On Fri, Dec 12, 2008 at 9:25 AM, Peter Zijlstra <a.p.zijls...@chello.nl> wrote:
> On Thu, 2008-12-11 at 13:02 -0500, Vince Weaver wrote:
>

>> Perfmon3 works for all of those 60 machines.  This new proposal works on a
>> 2 out of the 60.
>
> s/works/is implemented/
>
>> Who is going to add support for all of those machines?  I've spent a lot
>> of developer time getting prefmon going for all of those configurations.
>> But why should I help out with this new inferior proposal?  It could all
>> be another waste of time.
>
> So much for constructive critisism.. have you tried taking the design to
> its limits, if so, where do you see problems?
>
People have pointed out problems, but you keep forgetting to answer them.

For instance, people have pointed out that your design necessarily implies
pulling into the kernel the event table for all PMU models out there. This
is not just data, this is also complex algorithms to assign events to counters.
The constraints between events can be very tricky to solve. If you get this
wrong, this leads to silent errors, and that is really bad.

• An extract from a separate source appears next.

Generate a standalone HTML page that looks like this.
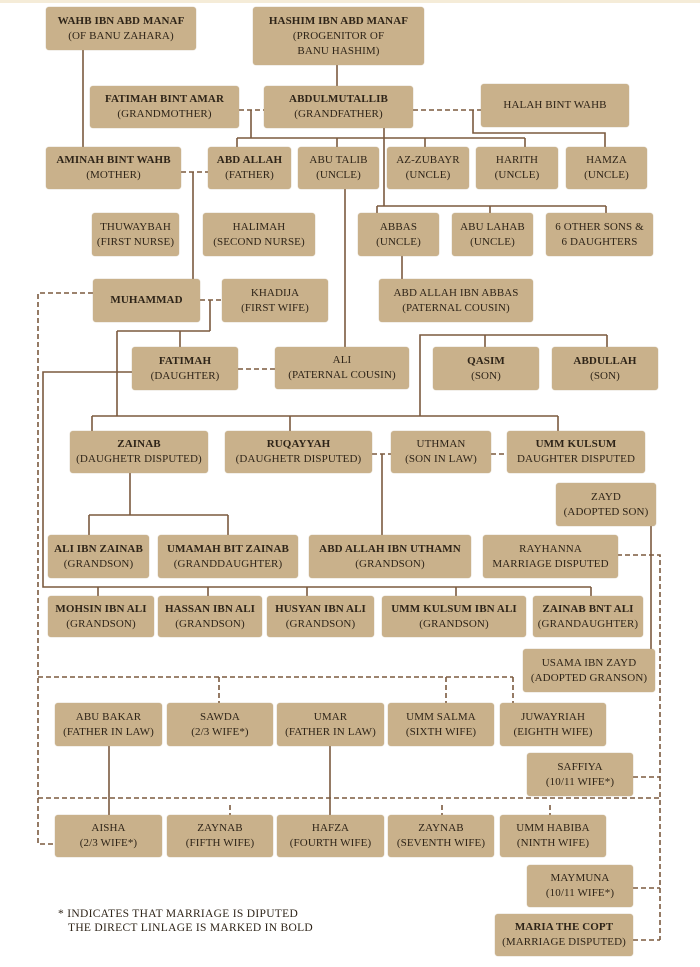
<!DOCTYPE html>
<html><head><meta charset="utf-8"><style>
body{margin:0;width:700px;height:967px;background:#fff;position:relative;overflow:hidden;font-family:"Liberation Serif",serif;}
.top{position:absolute;left:0;top:0;width:700px;height:3px;background:#f5ecd8;}
.b{position:absolute;background:#c9b18b;border-radius:3px;box-shadow:0 0 1px #b09a75;display:flex;flex-direction:column;justify-content:center;align-items:center;text-align:center;color:#2e2418;font-size:11px;line-height:15px;letter-spacing:0.1px;white-space:nowrap;}
.b b{font-weight:bold;}
svg{position:absolute;left:0;top:0;}
.leg{position:absolute;font-size:11.5px;color:#2e2418;letter-spacing:0.3px;white-space:nowrap;}
</style></head><body>
<div class="top"></div>
<svg width="700" height="967">
<g stroke="#7b5a3f" stroke-width="1.6" fill="none">
<path d="M83 50V147"/>
<path d="M337 65V86"/>
<path d="M251 110V138M237 138H525M237 138V147M337 138V147M425 138V147M525 138V147"/>
<path d="M473 110V133H605V147"/>
<path d="M384 128V206M377 206H606M377 206V213M490 206V213M606 206V213"/>
<path d="M402 256V279"/>
<path d="M193 172V279"/>
<path d="M210 300V331M117 331H210M180 331V347M117 331V416"/>
<path d="M345 189V347"/>
<path d="M420 416V335H607M485 335V347M607 335V347"/>
<path d="M92 416H558M92 416V431M290 416V431M558 416V431"/>
<path d="M382 454V535"/>
<path d="M130 473V515M89 515H228M89 515V535M228 515V535"/>
<path d="M132 372H43V587H591M98 587V596M208 587V596M307 587V596M456 587V596M591 587V596"/>
<path d="M651 526V649"/>
<path d="M109 746V815M330 746V815"/>
</g>
<g stroke="#7b5a3f" stroke-width="1.6" fill="none" stroke-dasharray="5,3">
<path d="M239 110H264"/>
<path d="M413 110H481"/>
<path d="M181 172H208"/>
<path d="M200 300H222"/>
<path d="M93 293H38V844H55"/>
<path d="M238 369H275"/>
<path d="M372 454H391M491 454H507"/>
<path d="M617 555H660V940"/>
<path d="M38 677H513M219 677V704M446 677V704M513 677V704"/>
<path d="M633 777H660"/>
<path d="M38 798H660M230 805V815M442 805V815M550 805V815"/>
<path d="M633 888H660"/>
<path d="M633 940H660"/>
</g>
</svg>
<div class="b" style="left:46px;top:7px;width:150px;height:43px"><b>WAHB IBN ABD MANAF</b>(OF BANU ZAHARA)</div>
<div class="b" style="left:253px;top:7px;width:171px;height:58px"><b>HASHIM IBN ABD MANAF</b>(PROGENITOR OF<br>BANU HASHIM)</div>
<div class="b" style="left:90px;top:86px;width:149px;height:42px"><b>FATIMAH BINT AMAR</b>(GRANDMOTHER)</div>
<div class="b" style="left:264px;top:86px;width:149px;height:42px"><b>ABDULMUTALLIB</b>(GRANDFATHER)</div>
<div class="b" style="left:481px;top:84px;width:148px;height:43px">HALAH BINT WAHB</div>
<div class="b" style="left:46px;top:147px;width:135px;height:42px"><b>AMINAH BINT WAHB</b>(MOTHER)</div>
<div class="b" style="left:208px;top:147px;width:83px;height:42px"><b>ABD ALLAH</b>(FATHER)</div>
<div class="b" style="left:298px;top:147px;width:81px;height:42px">ABU TALIB<br>(UNCLE)</div>
<div class="b" style="left:387px;top:147px;width:82px;height:42px">AZ-ZUBAYR<br>(UNCLE)</div>
<div class="b" style="left:476px;top:147px;width:82px;height:42px">HARITH<br>(UNCLE)</div>
<div class="b" style="left:566px;top:147px;width:81px;height:42px">HAMZA<br>(UNCLE)</div>
<div class="b" style="left:92px;top:213px;width:87px;height:43px">THUWAYBAH<br>(FIRST NURSE)</div>
<div class="b" style="left:203px;top:213px;width:112px;height:43px">HALIMAH<br>(SECOND NURSE)</div>
<div class="b" style="left:358px;top:213px;width:81px;height:43px">ABBAS<br>(UNCLE)</div>
<div class="b" style="left:452px;top:213px;width:81px;height:43px">ABU LAHAB<br>(UNCLE)</div>
<div class="b" style="left:546px;top:213px;width:107px;height:43px">6 OTHER SONS &amp;<br>6 DAUGHTERS</div>
<div class="b" style="left:93px;top:279px;width:107px;height:43px"><b>MUHAMMAD</b></div>
<div class="b" style="left:222px;top:279px;width:106px;height:43px">KHADIJA<br>(FIRST WIFE)</div>
<div class="b" style="left:379px;top:279px;width:154px;height:43px">ABD ALLAH IBN ABBAS<br>(PATERNAL COUSIN)</div>
<div class="b" style="left:132px;top:347px;width:106px;height:43px"><b>FATIMAH</b>(DAUGHTER)</div>
<div class="b" style="left:275px;top:347px;width:134px;height:42px">ALI<br>(PATERNAL COUSIN)</div>
<div class="b" style="left:433px;top:347px;width:106px;height:43px"><b>QASIM</b>(SON)</div>
<div class="b" style="left:552px;top:347px;width:106px;height:43px"><b>ABDULLAH</b>(SON)</div>
<div class="b" style="left:70px;top:431px;width:138px;height:42px"><b>ZAINAB</b>(DAUGHETR DISPUTED)</div>
<div class="b" style="left:225px;top:431px;width:147px;height:42px"><b>RUQAYYAH</b>(DAUGHETR DISPUTED)</div>
<div class="b" style="left:391px;top:431px;width:100px;height:42px">UTHMAN<br>(SON IN LAW)</div>
<div class="b" style="left:507px;top:431px;width:138px;height:42px"><b>UMM KULSUM</b>DAUGHTER DISPUTED</div>
<div class="b" style="left:556px;top:483px;width:100px;height:43px">ZAYD<br>(ADOPTED SON)</div>
<div class="b" style="left:48px;top:535px;width:101px;height:43px"><b>ALI IBN ZAINAB</b>(GRANDSON)</div>
<div class="b" style="left:158px;top:535px;width:140px;height:43px"><b>UMAMAH BIT ZAINAB</b>(GRANDDAUGHTER)</div>
<div class="b" style="left:309px;top:535px;width:162px;height:43px"><b>ABD ALLAH IBN UTHAMN</b>(GRANDSON)</div>
<div class="b" style="left:483px;top:535px;width:135px;height:43px">RAYHANNA<br>MARRIAGE DISPUTED</div>
<div class="b" style="left:48px;top:596px;width:106px;height:41px"><b>MOHSIN IBN ALI</b>(GRANDSON)</div>
<div class="b" style="left:158px;top:596px;width:104px;height:41px"><b>HASSAN IBN ALI</b>(GRANDSON)</div>
<div class="b" style="left:267px;top:596px;width:107px;height:41px"><b>HUSYAN IBN ALI</b>(GRANDSON)</div>
<div class="b" style="left:382px;top:596px;width:144px;height:41px"><b>UMM KULSUM IBN ALI</b>(GRANDSON)</div>
<div class="b" style="left:533px;top:596px;width:110px;height:41px"><b>ZAINAB BNT ALI</b>(GRANDAUGHTER)</div>
<div class="b" style="left:523px;top:649px;width:132px;height:43px">USAMA IBN ZAYD<br>(ADOPTED GRANSON)</div>
<div class="b" style="left:55px;top:703px;width:107px;height:43px">ABU BAKAR<br>(FATHER IN LAW)</div>
<div class="b" style="left:167px;top:703px;width:106px;height:43px">SAWDA<br>(2/3 WIFE*)</div>
<div class="b" style="left:277px;top:703px;width:107px;height:43px">UMAR<br>(FATHER IN LAW)</div>
<div class="b" style="left:388px;top:703px;width:106px;height:43px">UMM SALMA<br>(SIXTH WIFE)</div>
<div class="b" style="left:500px;top:703px;width:106px;height:43px">JUWAYRIAH<br>(EIGHTH WIFE)</div>
<div class="b" style="left:527px;top:753px;width:106px;height:43px">SAFFIYA<br>(10/11 WIFE*)</div>
<div class="b" style="left:55px;top:815px;width:107px;height:42px">AISHA<br>(2/3 WIFE*)</div>
<div class="b" style="left:167px;top:815px;width:106px;height:42px">ZAYNAB<br>(FIFTH WIFE)</div>
<div class="b" style="left:277px;top:815px;width:107px;height:42px">HAFZA<br>(FOURTH WIFE)</div>
<div class="b" style="left:388px;top:815px;width:106px;height:42px">ZAYNAB<br>(SEVENTH WIFE)</div>
<div class="b" style="left:500px;top:815px;width:106px;height:42px">UMM HABIBA<br>(NINTH WIFE)</div>
<div class="b" style="left:527px;top:865px;width:106px;height:42px">MAYMUNA<br>(10/11 WIFE*)</div>
<div class="b" style="left:495px;top:914px;width:138px;height:42px"><b>MARIA THE COPT</b>(MARRIAGE DISPUTED)</div>
<div class="leg" style="left:58px;top:908px">* INDICATES THAT MARRIAGE IS DIPUTED</div>
<div class="leg" style="left:68px;top:922px">THE DIRECT LINLAGE IS MARKED IN BOLD</div>
</body></html>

Looking at Intel Core, Nehalem, or AMD64 does not reflect the reality of
the complexity of this. Paul pointed out earlier the complexity on Power.
I can relate to the complexity on Itanium (I implemented all the code in
the user level libpfm for them).  Read the Itanium PMU description and I
hope you'll understand.

Events constraints are not going away anytime soon, quite the contrary.

Furthermore, event tables are not always correct. In fact, they are
always bogus.
Event semantics varies between steppings. New events shows up, others
get removed.
Constraints are discovered later on.

If you have all of that in the kernel, it means you'll have to
generate a kernel patch each
time. Even if that can be encapsulated into a kernel module, you will
still have problems.

Furthermore, Linux commercial distribution release cycles do not
align well with new processor
releases. I can boot my RHEL5 kernel on a Nehalem system and it would
be  nice not to have to
wait for a new kernel update to get the full Nehalem PMU event table,
so I can program more than
the basic 6 architected events of Intel X86.

I know the argument about the fact that you'll have a patch with 24h
on kernel.org. The problem
is that no end-user runs a kernel.org kernel, nobody. Changing the
kernel is not an option for
many end-users, it may even require re-certifications for many customers.

I believe many people would like to see how you plan on addressing those issues.